Located on the west coast of the island, Palma Nova is just 6 miles from Palma and offers a trio of seemingly endless sandy beaches and clear shallow waters.
Quieter, and more family-friendly, than neighbouring Magaluf, numerous bars and restaurants line the promenade and a large selection of water sports are available for you to enjoy.
In keeping with the typical Mediterranean climate, temperatures rarely drop below the teens all throughout the year. There is very little rainfall too, with the driest months coming naturally in summer, between June and August. At these times, you can also expect temperatures in the high-20s and low-30s.
If you plan to get around a bit and explore the island, the slightly cooler temperatures of autumn (specifically September and October) are more suitable, and in September you should find that the waters are still warm enough to enjoy.
The annual festival celebrating Europe Day sees the Palma Nova beachfront packed with 100+ stalls, exhibiting arts and crafts and cuisines from numerous countries. There’s also traditional dancing, street parties and an award ceremony for “European Citizen of the Year”.
In nearby Palma, a festival of fire (of sorts) takes place every June called Nit de Foc. Parc de la Mar hosts the bonfires, fireworks and concerts, plus there’s a fire run, which consists of demon costumes and firecrackers.
Playa Palma Nova has Blue Flag status and is the most popular of the three on offer. Though the white sands and calm, crystal-like waters of the bay mean all three – the other two being Playa des Carregador and Playa de Son Maties – are wonderful choices. Plus, the promenade, which runs all the way to Magaluf, is just packed with restaurants and bars.
For fantastic seafood fare, and fabulous vistas, the eateries around Playa de Son Maties seafront are simply a delight. Additionally, Port O’Call, The Olive Tree and Max Garden all come highly recommended.
For a selection of bars that offer karaoke, live music, British-style pubs and various other bits and pieces, Passeig de Mar promenade is the place to head once the sun’s disappeared. Banana Joe’s is the only club, in the way you would expect, in town but if dancefloors and DJs is really your thing, the short trip to Magaluf will be worth your while.
It’s another resort that was purpose-built to cater to the three snow white beaches it boasts, so culture is in short supply. For a hit of history, the island’s capital, Palma, is 15-20 minutes away and has plenty in the form of cobbled streets, harbour, traditional dining experiences, and not to mention the stunning Gothic cathedral and hilltop castle.
Three floodlit crazy golf courses, taking in waterfalls, caves and everything in between, await at Golf Fantasia. Aqualand water park and Karting Magaluf are close at hand, too.
Down on the beach, there’s a bountiful selection of water sports, from fishing to kitesurfing, and pedalos to paragliding.

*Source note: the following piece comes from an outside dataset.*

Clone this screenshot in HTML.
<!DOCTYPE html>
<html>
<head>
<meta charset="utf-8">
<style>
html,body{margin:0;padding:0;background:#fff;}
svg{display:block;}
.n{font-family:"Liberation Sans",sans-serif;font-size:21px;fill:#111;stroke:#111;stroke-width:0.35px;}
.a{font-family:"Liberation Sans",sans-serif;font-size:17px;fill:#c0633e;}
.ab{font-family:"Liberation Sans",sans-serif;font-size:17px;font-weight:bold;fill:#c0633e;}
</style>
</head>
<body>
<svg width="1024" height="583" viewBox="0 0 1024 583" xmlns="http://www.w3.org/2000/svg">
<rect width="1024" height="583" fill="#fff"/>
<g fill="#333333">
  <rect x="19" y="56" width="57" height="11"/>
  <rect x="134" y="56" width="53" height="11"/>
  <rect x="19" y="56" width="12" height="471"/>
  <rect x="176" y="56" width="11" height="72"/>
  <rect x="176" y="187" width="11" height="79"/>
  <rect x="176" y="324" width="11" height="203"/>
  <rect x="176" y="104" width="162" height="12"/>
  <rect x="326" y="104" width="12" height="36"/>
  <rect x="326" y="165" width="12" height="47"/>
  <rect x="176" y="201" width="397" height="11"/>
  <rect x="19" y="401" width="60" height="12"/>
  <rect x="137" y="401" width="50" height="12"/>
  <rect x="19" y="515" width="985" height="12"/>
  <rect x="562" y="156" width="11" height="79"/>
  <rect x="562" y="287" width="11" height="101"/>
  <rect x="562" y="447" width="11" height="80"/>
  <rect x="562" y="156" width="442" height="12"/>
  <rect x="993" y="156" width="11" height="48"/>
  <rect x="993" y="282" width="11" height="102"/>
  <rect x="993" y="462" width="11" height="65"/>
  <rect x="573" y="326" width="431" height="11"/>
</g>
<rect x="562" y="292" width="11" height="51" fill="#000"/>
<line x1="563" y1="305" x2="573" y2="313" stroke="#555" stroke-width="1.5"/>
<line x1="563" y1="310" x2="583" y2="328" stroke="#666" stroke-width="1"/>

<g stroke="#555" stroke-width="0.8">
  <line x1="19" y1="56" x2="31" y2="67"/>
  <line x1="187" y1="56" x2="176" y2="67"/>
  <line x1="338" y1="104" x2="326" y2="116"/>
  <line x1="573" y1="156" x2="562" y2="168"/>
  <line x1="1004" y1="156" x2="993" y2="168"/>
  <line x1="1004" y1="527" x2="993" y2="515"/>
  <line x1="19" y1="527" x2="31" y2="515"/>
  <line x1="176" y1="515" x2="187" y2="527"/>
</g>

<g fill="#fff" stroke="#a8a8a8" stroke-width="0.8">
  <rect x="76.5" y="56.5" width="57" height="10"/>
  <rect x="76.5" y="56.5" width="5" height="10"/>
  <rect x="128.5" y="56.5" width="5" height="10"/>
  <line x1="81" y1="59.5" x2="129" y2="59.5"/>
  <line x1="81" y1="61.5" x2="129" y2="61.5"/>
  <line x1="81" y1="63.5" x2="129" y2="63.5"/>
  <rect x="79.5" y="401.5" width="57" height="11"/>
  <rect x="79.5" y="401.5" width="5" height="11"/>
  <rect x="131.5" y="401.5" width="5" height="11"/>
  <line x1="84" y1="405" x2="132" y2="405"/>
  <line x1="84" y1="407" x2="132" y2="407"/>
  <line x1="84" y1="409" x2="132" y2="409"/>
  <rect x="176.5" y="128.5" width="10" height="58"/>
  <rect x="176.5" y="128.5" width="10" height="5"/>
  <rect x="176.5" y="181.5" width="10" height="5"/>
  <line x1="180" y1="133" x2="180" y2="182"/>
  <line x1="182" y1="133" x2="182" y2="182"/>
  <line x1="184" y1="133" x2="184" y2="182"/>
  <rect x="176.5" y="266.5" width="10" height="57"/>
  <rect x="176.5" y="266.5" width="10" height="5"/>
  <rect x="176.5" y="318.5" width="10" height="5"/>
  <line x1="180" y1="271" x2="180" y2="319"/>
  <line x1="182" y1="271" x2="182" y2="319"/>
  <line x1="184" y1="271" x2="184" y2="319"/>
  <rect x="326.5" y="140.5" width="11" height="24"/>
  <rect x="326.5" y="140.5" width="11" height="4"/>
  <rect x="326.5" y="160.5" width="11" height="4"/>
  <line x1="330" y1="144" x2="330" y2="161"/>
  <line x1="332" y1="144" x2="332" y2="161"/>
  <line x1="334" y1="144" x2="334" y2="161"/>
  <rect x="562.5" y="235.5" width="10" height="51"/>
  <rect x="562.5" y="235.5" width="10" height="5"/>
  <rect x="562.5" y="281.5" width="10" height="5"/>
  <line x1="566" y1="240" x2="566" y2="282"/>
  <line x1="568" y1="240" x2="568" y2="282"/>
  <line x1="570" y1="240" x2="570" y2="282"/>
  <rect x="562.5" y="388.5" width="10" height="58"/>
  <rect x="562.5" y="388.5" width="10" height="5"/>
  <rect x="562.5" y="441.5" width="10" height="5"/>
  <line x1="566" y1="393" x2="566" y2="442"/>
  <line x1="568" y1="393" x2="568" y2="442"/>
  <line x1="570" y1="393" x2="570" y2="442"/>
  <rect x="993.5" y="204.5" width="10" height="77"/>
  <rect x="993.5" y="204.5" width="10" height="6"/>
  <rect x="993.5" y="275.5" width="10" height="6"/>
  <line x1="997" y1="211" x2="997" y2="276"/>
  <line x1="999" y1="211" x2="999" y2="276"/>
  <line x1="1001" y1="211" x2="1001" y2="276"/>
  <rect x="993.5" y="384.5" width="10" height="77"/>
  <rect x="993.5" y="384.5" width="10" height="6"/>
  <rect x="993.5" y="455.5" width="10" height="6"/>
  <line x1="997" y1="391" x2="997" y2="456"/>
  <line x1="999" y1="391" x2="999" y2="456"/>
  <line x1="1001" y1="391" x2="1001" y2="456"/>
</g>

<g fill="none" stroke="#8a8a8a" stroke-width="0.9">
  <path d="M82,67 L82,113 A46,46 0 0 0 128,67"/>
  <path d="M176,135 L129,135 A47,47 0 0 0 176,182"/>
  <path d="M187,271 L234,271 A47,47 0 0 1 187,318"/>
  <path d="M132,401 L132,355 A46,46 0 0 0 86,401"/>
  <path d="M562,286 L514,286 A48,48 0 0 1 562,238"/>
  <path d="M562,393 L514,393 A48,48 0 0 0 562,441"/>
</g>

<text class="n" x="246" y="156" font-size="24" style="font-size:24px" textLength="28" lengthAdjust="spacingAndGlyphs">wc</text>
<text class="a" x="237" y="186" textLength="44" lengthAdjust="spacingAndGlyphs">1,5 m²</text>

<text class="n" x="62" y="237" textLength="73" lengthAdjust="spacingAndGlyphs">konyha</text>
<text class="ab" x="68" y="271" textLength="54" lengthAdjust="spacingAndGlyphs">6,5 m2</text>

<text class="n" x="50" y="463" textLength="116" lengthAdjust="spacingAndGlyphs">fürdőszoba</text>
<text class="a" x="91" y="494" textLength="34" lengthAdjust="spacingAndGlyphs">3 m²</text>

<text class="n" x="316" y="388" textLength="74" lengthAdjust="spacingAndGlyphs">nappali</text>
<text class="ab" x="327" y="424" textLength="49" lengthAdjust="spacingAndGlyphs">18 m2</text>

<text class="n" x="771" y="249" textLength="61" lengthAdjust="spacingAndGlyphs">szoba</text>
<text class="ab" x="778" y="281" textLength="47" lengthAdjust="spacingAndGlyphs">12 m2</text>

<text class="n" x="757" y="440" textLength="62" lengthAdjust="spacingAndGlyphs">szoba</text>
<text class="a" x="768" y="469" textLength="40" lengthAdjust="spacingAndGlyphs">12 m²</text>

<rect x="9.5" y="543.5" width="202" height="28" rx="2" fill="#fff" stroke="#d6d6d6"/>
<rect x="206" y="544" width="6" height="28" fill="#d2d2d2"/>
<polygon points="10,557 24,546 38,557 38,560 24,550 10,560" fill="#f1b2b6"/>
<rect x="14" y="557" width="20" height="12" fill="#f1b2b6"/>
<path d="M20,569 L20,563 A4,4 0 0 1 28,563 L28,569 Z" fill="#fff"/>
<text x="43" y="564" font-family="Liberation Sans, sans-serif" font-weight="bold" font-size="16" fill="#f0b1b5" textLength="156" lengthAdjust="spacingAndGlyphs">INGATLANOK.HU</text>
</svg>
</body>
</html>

For action that’s a bit less energetic, Passeig de Mar has lots of shops and boutiques for you to explore.
There are local buses that will help you get around a bit, especially if you’re looking to bounce around a couple of the nearby resorts and towns. Taxis are also very easy to come by. Staying within the resort or even heading as far as Magaluf can be done easily enough by foot or on a bicycle.